230. Veneración a la nada
El momento de decir adiós al Páramo verde y poner rumbo a la aventura había llegado. La primera en subir por la pasarela fue Silvia, decidida y sin miedo aparente, detrás de ella iba Hugo de flaco carácter que a cada paso giraba la cabeza en dirección al grupo de guardias armados que los miraban con vacuos ojos de pez muerto. Leuco iba cabizbajo, con el peso y el pensamiento de la muerte cargado en su espalda. Ya sintiendo sin darse cuenta las afiladas caricias de sus dedos.
Lorenzo caminaba cerca de él por la pasarela metálica que ascendía hasta la borda del barco monstruoso. A cada paso aumentaba peste a carne sudada, carnicería abarrotada en un día de sublime calor, aroma intenso y sin educación que un poco más de volumen y se podría masticar. Las venas cubrían aquella carne morada, palpitantes y desagradables. Hablaban de vida, ¿pero qué clase de vida habitaba en aquel monstruoso barco?
De último subía el hombre de la VHX, con una sonrisa en la boca que nadie podía ver. Caminaba con decisión y ligero temblor le carcomían las manos, ¿qué pensaría él sobre aquella loca empresa? ¿Estaría soñando sobre su triunfo, temiendo el fracaso o viceversa?
Los ojos que crecían en la carcasa del barco giraron con lentitud hasta fijarse en los humanos cargados de desgracias.
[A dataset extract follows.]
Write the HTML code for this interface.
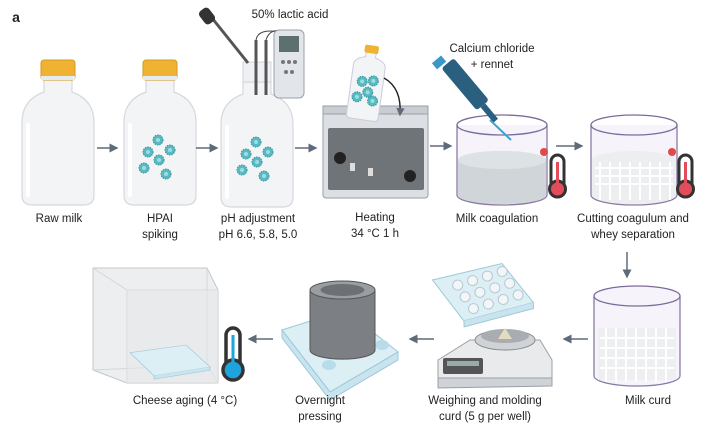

Lorenzo no encontró nada en ellos: ni humanidad ni rabia ni curiosidad. Se encontraban llenos de vacío y eso le oprimió el corazón con ansia. Él deseaba lo que aquel monstruo tenía, aquella negación del todo y la veneración a nada.
—¡No, no, no! ¡No quiero! —aulló Hugo, temblando de pies a cabeza, y se dio la vuelta, comenzó a correr pasarela abajo. Leuco lo agarró por un brazo y le dijo con una voz que de ansiosa se volvía chillona:
—¡No te vayas, no te vayas que te matan!
Hugo se zafó de la mano del simplón y lo miró sin mirarlo, con los ojos desorbitados y la boca rompiéndose en una sonrisa de cristales rotos. Negó con la cabeza, de lo lento a lo rápido y enloquecido.
—¡Tú no lo has visto! ¡Este es el barco de la enfermedad, es el barco de los muertos, de los monstruos! ¡Nada bueno pasa aquí, nada bueno! —gritó y corrió pasarela abajo, rumbo a cierto tipo de libertad. Aunque quizás no era la que él quería.
Lorenzo supo que no le sería difícil pararlo y obligarlo a ir al barco. ¿Lo haría o dejaría que continuase corriendo? Las dos posibilidades le resultaban entretenidas, así que era una decisión difícil.
No hizo ninguna tentativa de pararlo y Hugo corrió hacia el pantalán. Al llegar por la mitad, los guardias dispararon sin hacer ninguna advertencia. Unas escasas ráfagas de las cuales ninguna falló su objetivo.
El cadáver del hombre se desplomó en el suelo y el mundo se quedó en silencio durante unos segundos en una especie de tributo a su vida. Una triste y corta, sin nada sobresaliente.